Job:
Reproduce all the material exactly, minus any pictures it holds.
= = = =
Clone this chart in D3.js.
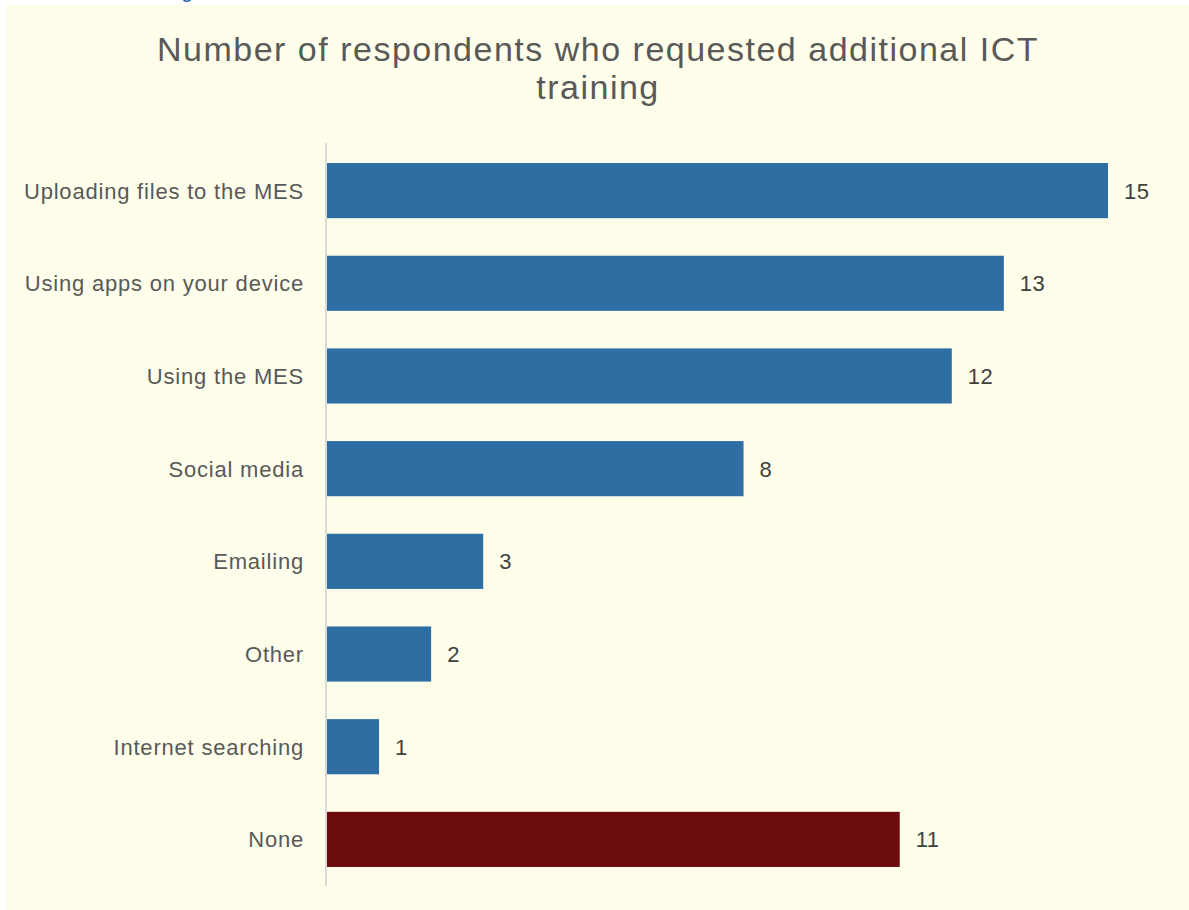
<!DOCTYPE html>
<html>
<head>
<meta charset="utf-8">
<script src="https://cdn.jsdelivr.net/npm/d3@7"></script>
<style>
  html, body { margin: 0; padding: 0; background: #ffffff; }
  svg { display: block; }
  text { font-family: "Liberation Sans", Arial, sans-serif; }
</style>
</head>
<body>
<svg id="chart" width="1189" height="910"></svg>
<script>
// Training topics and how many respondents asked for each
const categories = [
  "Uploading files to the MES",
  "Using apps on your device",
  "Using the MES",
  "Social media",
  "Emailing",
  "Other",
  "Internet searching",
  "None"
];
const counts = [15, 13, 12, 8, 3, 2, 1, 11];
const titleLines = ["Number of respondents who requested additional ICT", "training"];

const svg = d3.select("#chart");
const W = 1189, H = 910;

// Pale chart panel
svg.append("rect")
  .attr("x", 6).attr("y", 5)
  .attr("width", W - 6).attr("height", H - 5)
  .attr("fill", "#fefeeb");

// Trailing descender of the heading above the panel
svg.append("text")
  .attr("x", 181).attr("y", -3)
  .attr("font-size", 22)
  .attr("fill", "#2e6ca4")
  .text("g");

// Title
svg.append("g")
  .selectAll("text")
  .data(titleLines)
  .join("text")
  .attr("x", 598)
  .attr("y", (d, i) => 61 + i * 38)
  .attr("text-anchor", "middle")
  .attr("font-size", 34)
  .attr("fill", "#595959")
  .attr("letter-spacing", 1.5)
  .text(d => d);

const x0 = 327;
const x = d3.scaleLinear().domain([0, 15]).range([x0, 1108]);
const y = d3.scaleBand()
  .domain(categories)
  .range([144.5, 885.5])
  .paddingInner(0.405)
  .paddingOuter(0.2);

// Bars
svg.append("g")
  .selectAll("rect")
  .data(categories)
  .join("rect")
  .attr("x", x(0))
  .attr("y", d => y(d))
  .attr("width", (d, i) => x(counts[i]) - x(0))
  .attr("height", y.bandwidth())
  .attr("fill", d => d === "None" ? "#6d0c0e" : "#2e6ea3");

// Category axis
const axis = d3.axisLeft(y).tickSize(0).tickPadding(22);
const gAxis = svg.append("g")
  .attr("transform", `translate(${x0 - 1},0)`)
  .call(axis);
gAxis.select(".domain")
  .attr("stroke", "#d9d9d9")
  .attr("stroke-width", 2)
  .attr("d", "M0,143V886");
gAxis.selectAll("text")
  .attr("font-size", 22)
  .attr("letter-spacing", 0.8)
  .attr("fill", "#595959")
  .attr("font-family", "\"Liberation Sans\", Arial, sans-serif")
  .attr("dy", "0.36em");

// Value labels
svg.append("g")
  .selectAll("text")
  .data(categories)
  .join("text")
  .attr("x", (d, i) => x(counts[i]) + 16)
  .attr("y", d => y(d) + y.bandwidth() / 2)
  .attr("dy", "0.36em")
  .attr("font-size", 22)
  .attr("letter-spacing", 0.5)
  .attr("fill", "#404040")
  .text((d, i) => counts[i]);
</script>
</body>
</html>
= = = =
Full output:
Clone this chart in D3.js.
<!DOCTYPE html>
<html>
<head>
<meta charset="utf-8">
<script src="https://cdn.jsdelivr.net/npm/d3@7"></script>
<style>
  html, body { margin: 0; padding: 0; background: #ffffff; }
  svg { display: block; }
  text { font-family: "Liberation Sans", Arial, sans-serif; }
</style>
</head>
<body>
<svg id="chart" width="1189" height="910"></svg>
<script>
// Training topics and how many respondents asked for each
const categories = [
  "Uploading files to the MES",
  "Using apps on your device",
  "Using the MES",
  "Social media",
  "Emailing",
  "Other",
  "Internet searching",
  "None"
];
const counts = [15, 13, 12, 8, 3, 2, 1, 11];
const titleLines = ["Number of respondents who requested additional ICT", "training"];

const svg = d3.select("#chart");
const W = 1189, H = 910;

// Pale chart panel
svg.append("rect")
  .attr("x", 6).attr("y", 5)
  .attr("width", W - 6).attr("height", H - 5)
  .attr("fill", "#fefeeb");

// Trailing descender of the heading above the panel
svg.append("text")
  .attr("x", 181).attr("y", -3)
  .attr("font-size", 22)
  .attr("fill", "#2e6ca4")
  .text("g");

// Title
svg.append("g")
  .selectAll("text")
  .data(titleLines)
  .join("text")
  .attr("x", 598)
  .attr("y", (d, i) => 61 + i * 38)
  .attr("text-anchor", "middle")
  .attr("font-size", 34)
  .attr("fill", "#595959")
  .attr("letter-spacing", 1.5)
  .text(d => d);

const x0 = 327;
const x = d3.scaleLinear().domain([0, 15]).range([x0, 1108]);
const y = d3.scaleBand()
  .domain(categories)
  .range([144.5, 885.5])
  .paddingInner(0.405)
  .paddingOuter(0.2);

// Bars
svg.append("g")
  .selectAll("rect")
  .data(categories)
  .join("rect")
  .attr("x", x(0))
  .attr("y", d => y(d))
  .attr("width", (d, i) => x(counts[i]) - x(0))
  .attr("height", y.bandwidth())
  .attr("fill", d => d === "None" ? "#6d0c0e" : "#2e6ea3");

// Category axis
const axis = d3.axisLeft(y).tickSize(0).tickPadding(22);
const gAxis = svg.append("g")
  .attr("transform", `translate(${x0 - 1},0)`)
  .call(axis);
gAxis.select(".domain")
  .attr("stroke", "#d9d9d9")
  .attr("stroke-width", 2)
  .attr("d", "M0,143V886");
gAxis.selectAll("text")
  .attr("font-size", 22)
  .attr("letter-spacing", 0.8)
  .attr("fill", "#595959")
  .attr("font-family", "\"Liberation Sans\", Arial, sans-serif")
  .attr("dy", "0.36em");

// Value labels
svg.append("g")
  .selectAll("text")
  .data(categories)
  .join("text")
  .attr("x", (d, i) => x(counts[i]) + 16)
  .attr("y", d => y(d) + y.bandwidth() / 2)
  .attr("dy", "0.36em")
  .attr("font-size", 22)
  .attr("letter-spacing", 0.5)
  .attr("fill", "#404040")
  .text((d, i) => counts[i]);
</script>
</body>
</html>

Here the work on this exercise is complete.